PROBLEM TO WORK ON: Drop every picture, then transcribe the remaining data exactly.

----------------------------------------

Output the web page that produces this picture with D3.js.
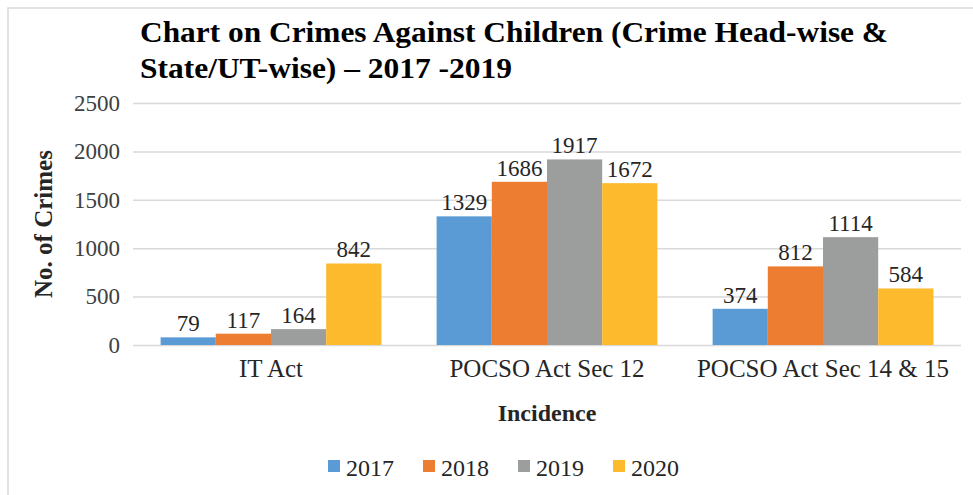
<!DOCTYPE html>
<html>
<head>
<meta charset="utf-8">
<script src="https://cdn.jsdelivr.net/npm/d3@7"></script>
<style>
  html, body { margin: 0; padding: 0; background: #fff; }
</style>
</head>
<body>
<div id="chart"></div>
<script>
const categories = ["IT Act", "POCSO Act Sec 12", "POCSO Act Sec 14 & 15"]
const years = ["2017", "2018", "2019", "2020"]
const values2017 = [79, 1329, 374]
const values2018 = [117, 1686, 812]
const values2019 = [164, 1917, 1114]
const values2020 = [842, 1672, 584]
const yTicks = [0, 500, 1000, 1500, 2000, 2500]
const colors = ["#5b9bd5", "#ed7d31", "#9c9e9e", "#fdba2c"]

const FONT = "'Times New Roman', 'Liberation Serif', Tinos, 'DejaVu Serif', serif"

const series = [values2017, values2018, values2019, values2020]
const rows = categories.map((c, i) => ({
  category: c,
  values: years.map((y, j) => ({ year: y, value: series[j][i] }))
}))

const width = 973
const height = 495
const margin = { top: 103, right: 12, bottom: 150, left: 133 }

const svg = d3.select("#chart")
  .append("svg")
  .attr("width", width)
  .attr("height", height)
  .style("font-family", FONT)

// frame
svg.append("path")
  .attr("d", `M8,${height} L8,8 L${width},8`)
  .attr("fill", "none")
  .attr("stroke", "#d9d9d9")
  .attr("stroke-width", 1.5)

const x = d3.scaleBand()
  .domain(categories)
  .range([margin.left, width - margin.right])
  .paddingInner(0.2)
  .paddingOuter(0.1)

const xInner = d3.scaleBand()
  .domain(years)
  .range([0, x.bandwidth()])

const y = d3.scaleLinear()
  .domain([0, 2500])
  .range([345, margin.top])

// title
const title = svg.append("g")
  .style("font-family", FONT)
  .attr("font-weight", "bold")
  .attr("font-size", 29)
  .attr("fill", "#000")
title.append("text")
  .attr("x", 140).attr("y", 42)
  .attr("textLength", 748)
  .attr("lengthAdjust", "spacingAndGlyphs")
  .text("Chart on Crimes Against Children (Crime Head-wise &")
title.append("text")
  .attr("x", 140).attr("y", 78)
  .attr("textLength", 372)
  .attr("lengthAdjust", "spacingAndGlyphs")
  .text("State/UT-wise) – 2017 -2019")

// grid + y axis
const yAxis = svg.append("g")
  .attr("transform", `translate(${margin.left},0)`)
  .call(d3.axisLeft(y).tickValues(yTicks).tickFormat(d3.format("d"))
    .tickSize(-(width - margin.right - margin.left)).tickPadding(13))
yAxis.select(".domain").remove()
yAxis.selectAll(".tick line").attr("stroke", "#d9d9d9").attr("stroke-width", 1.5)
yAxis.selectAll(".tick text")
  .style("font-family", FONT)
  .attr("font-size", 23)
  .attr("fill", "#404040")

// bars
const groups = svg.append("g")
  .selectAll("g")
  .data(rows)
  .join("g")
  .attr("transform", d => `translate(${x(d.category)},0)`)

groups.selectAll("rect")
  .data(d => d.values)
  .join("rect")
  .attr("x", d => xInner(d.year))
  .attr("y", d => y(d.value))
  .attr("width", xInner.bandwidth())
  .attr("height", d => y(0) - y(d.value))
  .attr("fill", (d, i) => colors[i])

groups.selectAll("text")
  .data(d => d.values)
  .join("text")
  .style("font-family", FONT)
  .attr("x", d => xInner(d.year) + xInner.bandwidth() / 2)
  .attr("y", d => y(d.value) - 6)
  .attr("text-anchor", "middle")
  .attr("font-size", 23)
  .attr("fill", "#262626")
  .text(d => d.value)

// x axis labels
const xAxis = svg.append("g")
  .attr("transform", `translate(0,${y(0)})`)
  .call(d3.axisBottom(x).tickSize(0).tickPadding(14))
xAxis.select(".domain").remove()
xAxis.selectAll(".tick text")
  .style("font-family", FONT)
  .attr("font-size", 25)
  .attr("fill", "#262626")

// axis titles
svg.append("text")
  .style("font-family", FONT)
  .attr("x", x.range()[0] + (x.range()[1] - x.range()[0]) / 2)
  .attr("y", 421)
  .attr("text-anchor", "middle")
  .attr("font-weight", "bold")
  .attr("font-size", 24)
  .attr("fill", "#262626")
  .text("Incidence")

svg.append("text")
  .style("font-family", FONT)
  .attr("transform", `translate(52,${(y(0) + y(2500)) / 2}) rotate(-90)`)
  .attr("text-anchor", "middle")
  .attr("font-weight", "bold")
  .attr("font-size", 25)
  .attr("fill", "#262626")
  .text("No. of Crimes")

// legend
const legend = svg.append("g")
  .selectAll("g")
  .data(years)
  .join("g")
  .attr("transform", (d, i) => `translate(${328 + i * 95},460)`)
legend.append("rect")
  .attr("width", 12).attr("height", 12)
  .attr("fill", (d, i) => colors[i])
legend.append("text")
  .style("font-family", FONT)
  .attr("x", 18).attr("y", 16)
  .attr("font-size", 24)
  .attr("fill", "#262626")
  .text(d => d)
</script>
</body>
</html>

----------------------------------------

REPLY:
Output the web page that produces this picture with D3.js.
<!DOCTYPE html>
<html>
<head>
<meta charset="utf-8">
<script src="https://cdn.jsdelivr.net/npm/d3@7"></script>
<style>
  html, body { margin: 0; padding: 0; background: #fff; }
</style>
</head>
<body>
<div id="chart"></div>
<script>
const categories = ["IT Act", "POCSO Act Sec 12", "POCSO Act Sec 14 & 15"]
const years = ["2017", "2018", "2019", "2020"]
const values2017 = [79, 1329, 374]
const values2018 = [117, 1686, 812]
const values2019 = [164, 1917, 1114]
const values2020 = [842, 1672, 584]
const yTicks = [0, 500, 1000, 1500, 2000, 2500]
const colors = ["#5b9bd5", "#ed7d31", "#9c9e9e", "#fdba2c"]

const FONT = "'Times New Roman', 'Liberation Serif', Tinos, 'DejaVu Serif', serif"

const series = [values2017, values2018, values2019, values2020]
const rows = categories.map((c, i) => ({
  category: c,
  values: years.map((y, j) => ({ year: y, value: series[j][i] }))
}))

const width = 973
const height = 495
const margin = { top: 103, right: 12, bottom: 150, left: 133 }

const svg = d3.select("#chart")
  .append("svg")
  .attr("width", width)
  .attr("height", height)
  .style("font-family", FONT)

// frame
svg.append("path")
  .attr("d", `M8,${height} L8,8 L${width},8`)
  .attr("fill", "none")
  .attr("stroke", "#d9d9d9")
  .attr("stroke-width", 1.5)

const x = d3.scaleBand()
  .domain(categories)
  .range([margin.left, width - margin.right])
  .paddingInner(0.2)
  .paddingOuter(0.1)

const xInner = d3.scaleBand()
  .domain(years)
  .range([0, x.bandwidth()])

const y = d3.scaleLinear()
  .domain([0, 2500])
  .range([345, margin.top])

// title
const title = svg.append("g")
  .style("font-family", FONT)
  .attr("font-weight", "bold")
  .attr("font-size", 29)
  .attr("fill", "#000")
title.append("text")
  .attr("x", 140).attr("y", 42)
  .attr("textLength", 748)
  .attr("lengthAdjust", "spacingAndGlyphs")
  .text("Chart on Crimes Against Children (Crime Head-wise &")
title.append("text")
  .attr("x", 140).attr("y", 78)
  .attr("textLength", 372)
  .attr("lengthAdjust", "spacingAndGlyphs")
  .text("State/UT-wise) – 2017 -2019")

// grid + y axis
const yAxis = svg.append("g")
  .attr("transform", `translate(${margin.left},0)`)
  .call(d3.axisLeft(y).tickValues(yTicks).tickFormat(d3.format("d"))
    .tickSize(-(width - margin.right - margin.left)).tickPadding(13))
yAxis.select(".domain").remove()
yAxis.selectAll(".tick line").attr("stroke", "#d9d9d9").attr("stroke-width", 1.5)
yAxis.selectAll(".tick text")
  .style("font-family", FONT)
  .attr("font-size", 23)
  .attr("fill", "#404040")

// bars
const groups = svg.append("g")
  .selectAll("g")
  .data(rows)
  .join("g")
  .attr("transform", d => `translate(${x(d.category)},0)`)

groups.selectAll("rect")
  .data(d => d.values)
  .join("rect")
  .attr("x", d => xInner(d.year))
  .attr("y", d => y(d.value))
  .attr("width", xInner.bandwidth())
  .attr("height", d => y(0) - y(d.value))
  .attr("fill", (d, i) => colors[i])

groups.selectAll("text")
  .data(d => d.values)
  .join("text")
  .style("font-family", FONT)
  .attr("x", d => xInner(d.year) + xInner.bandwidth() / 2)
  .attr("y", d => y(d.value) - 6)
  .attr("text-anchor", "middle")
  .attr("font-size", 23)
  .attr("fill", "#262626")
  .text(d => d.value)

// x axis labels
const xAxis = svg.append("g")
  .attr("transform", `translate(0,${y(0)})`)
  .call(d3.axisBottom(x).tickSize(0).tickPadding(14))
xAxis.select(".domain").remove()
xAxis.selectAll(".tick text")
  .style("font-family", FONT)
  .attr("font-size", 25)
  .attr("fill", "#262626")

// axis titles
svg.append("text")
  .style("font-family", FONT)
  .attr("x", x.range()[0] + (x.range()[1] - x.range()[0]) / 2)
  .attr("y", 421)
  .attr("text-anchor", "middle")
  .attr("font-weight", "bold")
  .attr("font-size", 24)
  .attr("fill", "#262626")
  .text("Incidence")

svg.append("text")
  .style("font-family", FONT)
  .attr("transform", `translate(52,${(y(0) + y(2500)) / 2}) rotate(-90)`)
  .attr("text-anchor", "middle")
  .attr("font-weight", "bold")
  .attr("font-size", 25)
  .attr("fill", "#262626")
  .text("No. of Crimes")

// legend
const legend = svg.append("g")
  .selectAll("g")
  .data(years)
  .join("g")
  .attr("transform", (d, i) => `translate(${328 + i * 95},460)`)
legend.append("rect")
  .attr("width", 12).attr("height", 12)
  .attr("fill", (d, i) => colors[i])
legend.append("text")
  .style("font-family", FONT)
  .attr("x", 18).attr("y", 16)
  .attr("font-size", 24)
  .attr("fill", "#262626")
  .text(d => d)
</script>
</body>
</html>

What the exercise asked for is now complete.